Amazon created Prime Day to entice people to sign up for its $99-a-year membership, which offers free two-day shipping as well as free video and music streaming. How many signed up this time isn’t known, but the company sold a record number of its own gadgets. Deals for tablets, Kindles and the voice-activated Echo speaker were plastered all over the home page. The video-streaming Fire TV stick was the best-selling Amazon gadget and helped the company triple last year’s Prime Day sales of in-house devices.

The ultimate goal is to create a shopping experience and digital ecosystem that makes Amazon indispensable.

“Whether it’s video, e-readers, restaurant delivery, it all comes down to how much Amazon is part of your daily life,” said James Cakmak, an analyst at Monness Crespi Hardt & Co. “The more touch points Amazon can create with your daily routine the more it can monetize on membership.”

Though some shoppers encountered technical glitches early on, the problem was resolved and momentum built throughout the day. In the United States alone, Amazon’s biggest market, Prime Day sales outstripped 2015’s results by more than 50 percent.

“It’s a stellar number,” Cakmak said. “They’re well on their way to accelerating their mission of augmenting Prime usage.”

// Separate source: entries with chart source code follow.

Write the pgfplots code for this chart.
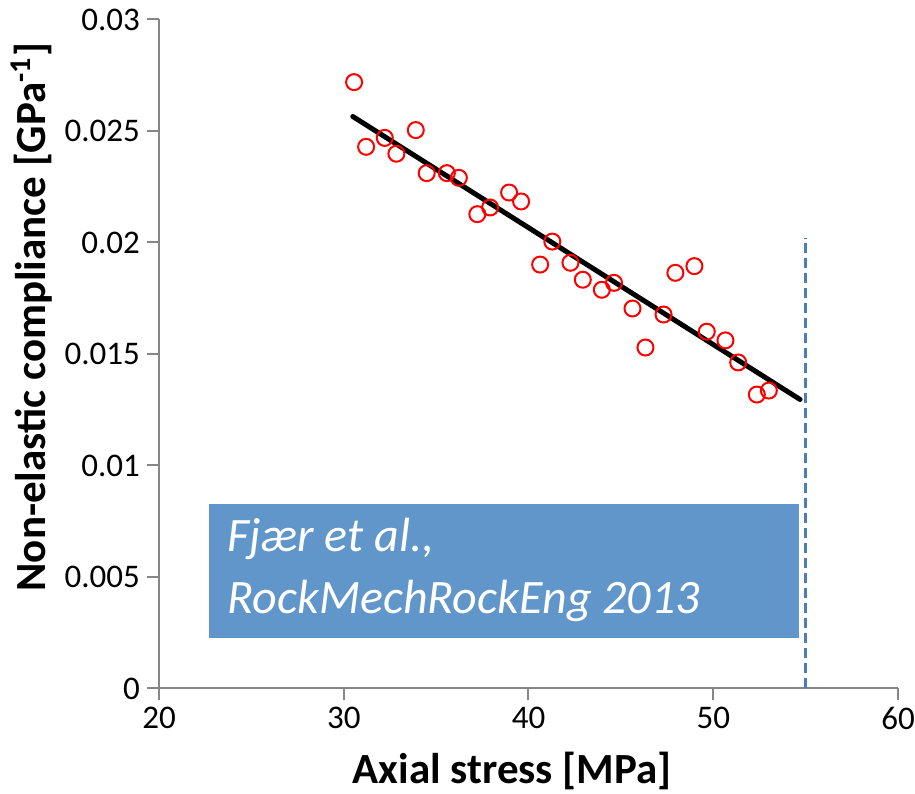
\documentclass[border=0pt]{standalone}
\usepackage{pgfplots}
\pgfplotsset{compat=1.18}
\usepackage{fontspec}
\setmainfont{Carlito}

\definecolor{axgray}{HTML}{868686}
\definecolor{boxblue}{HTML}{6196CA}
\definecolor{dashblue}{HTML}{4A7EBB}

\begin{document}
\begin{tikzpicture}
\begin{axis}[
    name=ax,
    scale only axis,
    width=369.5pt, height=334.5pt,
    xmin=20, xmax=60,
    ymin=0, ymax=0.03,
    xtick={20,30,40,50,60},
    ytick={0,0.005,0.01,0.015,0.02,0.025,0.03},
    axis lines*=left,
    axis line style={axgray, line width=1pt},
    tick style={axgray, line width=1pt},
    tick align=outside,
    major tick length=6pt,
    scaled y ticks=false,
    /pgf/number format/assume math mode=true,
    yticklabel style={/pgf/number format/fixed, /pgf/number format/precision=3},
    ticklabel style={font=\fontsize{16.5}{19}\selectfont},
    xlabel={\textbf{Axial stress [MPa]}},
    ylabel={\textbf{Non-elastic compliance [GPa\textsuperscript{-1}]}},
    label style={font=\fontsize{21.5}{24}\selectfont},
    xlabel style={at={(axis description cs:0.478,-0.1226)}, anchor=center},
    ylabel style={at={(axis description cs:-0.172,0.555)}, anchor=center},
    clip=false,
]

% source box
\fill[boxblue] (axis cs:22.69,0.00228) rectangle (axis cs:54.65,0.00828);
\node[anchor=north west, align=left, text=white, inner sep=0pt,
      font=\fontsize{24}{31}\itshape]
    at (axis cs:23.7,0.00765) {Fjær et al.,\\RockMechRockEng 2013};

% vertical dashed limit
\addplot[dashblue, line width=1.8pt, dash pattern=on 5pt off 2.5pt]
    coordinates {(55,0) (55,0.0202)};

% measured points
\addplot[only marks, mark=o, mark size=4pt, red,
         mark options={line width=1pt}] coordinates {
    (30.56,0.02719) (31.21,0.02429) (32.22,0.02469) (32.85,0.02398)
    (33.90,0.02504) (34.49,0.02311) (35.58,0.02311) (36.23,0.02290)
    (37.23,0.02127) (37.92,0.02157) (38.95,0.02224) (39.60,0.02184)
    (41.29,0.02004) (40.63,0.01901) (42.27,0.01909) (42.94,0.01833)
    (43.97,0.01788) (44.63,0.01819) (45.63,0.01704) (46.33,0.01529)
    (47.31,0.01677) (47.95,0.01864) (48.98,0.01894) (49.65,0.01600)
    (50.66,0.01561) (51.35,0.01462) (52.36,0.01318) (53.01,0.01336)
};

% linear fit
\addplot[black, line width=2.5pt, line cap=round]
    coordinates {(30.49,0.02565) (54.70,0.01296)};

\end{axis}
\pgfresetboundingbox
\path ([xshift=-79.5pt,yshift=-52.5pt]ax.south west)
      rectangle ([xshift=8.5pt,yshift=9.75pt]ax.north east);
\end{tikzpicture}
\end{document}
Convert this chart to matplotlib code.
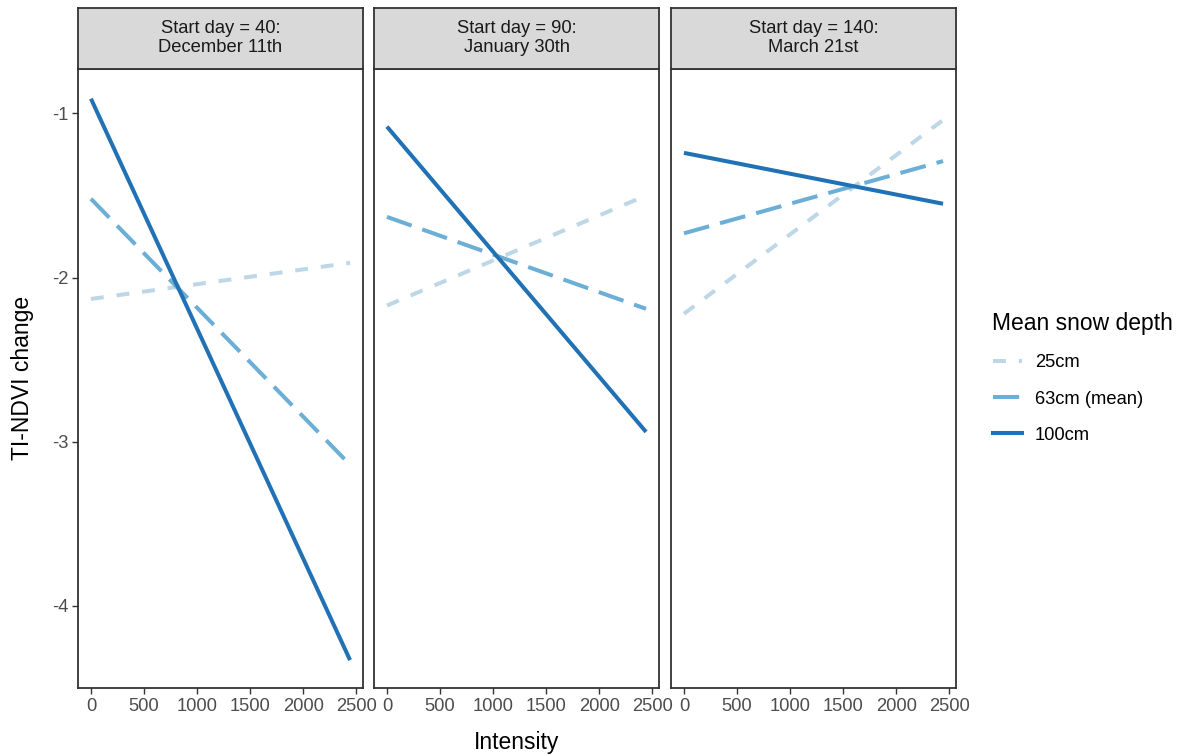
import matplotlib.pyplot as plt
from matplotlib.lines import Line2D

plt.rcParams["font.family"] = ["Liberation Sans", "DejaVu Sans"]
plt.rcParams["axes.unicode_minus"] = False

# facet titles
strip_labels = ["Start day = 40:\nDecember 11th",
                "Start day = 90:\nJanuary 30th",
                "Start day = 140:\nMarch 21st"]

# intensity range covered by the fitted lines
intensity = [0, 2440]

# predicted TI-NDVI change at both ends of intensity, one list per facet
depth_25 = [[-2.13, -1.91], [-2.17, -1.50], [-2.22, -1.04]]
depth_63 = [[-1.52, -3.14], [-1.63, -2.19], [-1.73, -1.29]]
depth_100 = [[-0.91, -4.33], [-1.08, -2.94], [-1.24, -1.55]]

series_labels = ["25cm", "63cm (mean)", "100cm"]
colors = ["#bdd7e7", "#6baed6", "#2171b5"]
dash_styles = [(3.2, 3.2), (6.5, 2.8), None]

x_ticks = [0, 500, 1000, 1500, 2000, 2500]
y_ticks = [-1, -2, -3, -4]

W, H = 1189, 756
fig = plt.figure(figsize=(W / 100, H / 100), dpi=100)

panel_left = [78, 374, 671]
panel_w = 285
panel_top, panel_bot = 68.5, 688
strip_top = 8
lw = 2.9
edge = "#333333"
tick_col = "#4d4d4d"

for i in range(3):
    ax = fig.add_axes([panel_left[i] / W, 1 - panel_bot / H,
                       panel_w / W, (panel_bot - panel_top) / H])
    for vals, col, ds in zip([depth_25[i], depth_63[i], depth_100[i]], colors, dash_styles):
        line, = ax.plot(intensity, vals, color=col, lw=lw, solid_capstyle="butt")
        if ds is not None:
            line.set_dashes(ds)
            line.set_dash_capstyle("butt")
    ax.set_xlim(-122, 2562)
    ax.set_ylim(-4.50, -0.726)
    ax.set_xticks(x_ticks)
    ax.set_yticks(y_ticks)
    ax.tick_params(colors=edge, labelcolor=tick_col, labelsize=13.2,
                   length=4, width=1, pad=3)
    if i > 0:
        ax.tick_params(axis="y", left=False, labelleft=False)
    for sp in ax.spines.values():
        sp.set_color(edge)
        sp.set_linewidth(1.3)

    sax = fig.add_axes([panel_left[i] / W, 1 - panel_top / H,
                        panel_w / W, (panel_top - strip_top) / H])
    sax.set_facecolor("#d9d9d9")
    sax.set_xticks([])
    sax.set_yticks([])
    for sp in sax.spines.values():
        sp.set_color(edge)
        sp.set_linewidth(1.3)
    sax.text(0.5, 0.5, strip_labels[i], ha="center", va="center",
             fontsize=13.2, color="#1a1a1a", linespacing=1.15,
             transform=sax.transAxes)

fig.text(517 / W, 1 - 742 / H, "Intensity", ha="center", va="center", fontsize=16.5)
fig.text(23 / W, 1 - 378 / H, "TI-NDVI change", ha="center", va="center",
         rotation=90, fontsize=16.5)

handles = []
for col, ds in zip(colors, dash_styles):
    h = Line2D([0], [0], color=col, lw=lw)
    if ds is not None:
        h.set_dashes(ds)
    handles.append(h)

leg = fig.legend(handles, series_labels, title="Mean snow depth",
                 loc="center left", bbox_to_anchor=(976 / W, 1 - 378 / H),
                 frameon=False, fontsize=13.2, title_fontsize=16.5,
                 alignment="left", handlelength=1.6, handletextpad=0.7,
                 labelspacing=1.05)

fig.savefig("out.png", dpi=100)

Prime subscribers spend about $1,200 annually on the website, compared with $500 for non-subscribers, according to Consumer Intelligence Research Partners , or CIRP, in Chicago. Amazon added 19 million U.S. prime members since the last Prime Day — for a total of 63 million as of June 30, according to the research firm.

“If more Prime members shop more with Prime it pulls users away from everyone else,” said Poonam Goyal, an analyst with Bloomberg Intelligence. “Not just Wal-Mart and Target, but apparel retailers too.”

By late Tuesday Amazon started to see increased sales, with orders for third-party merchants increasing by 30 percent compared with a year earlier, fueled largely by international demand. The company relied on thousands of these third-party sales to drive this year’s spike, offering more deals and deeper inventory.

More than two million toys and one million pairs of shoes were purchased, Amazon said, and more than 90,000 TVs were sold.

“They probably created more sticky customers,” with the sales, Goyal said. “Others have to think harder about how they’re going to compete with Amazon. They did a great job and it puts others at risk.”

Last year some shoppers were disappointed — inventory ran out quickly and the company offered deals on obscure items such as shoe horns and food containers. But analysts credited the event with boosting sales and building a strong foundation for the 2015 holiday shopping season, a trend that seems to have been repeated in 2016.

“After yesterday’s results, we’ll definitely be doing this again,” Amazon Prime Vice President Greg Greeley said.

Amazon spiked initially on the news but reversed course and was down less than 1 percent to $743.48 at 12:31 in New York. The shares have climbed 10 percent this year.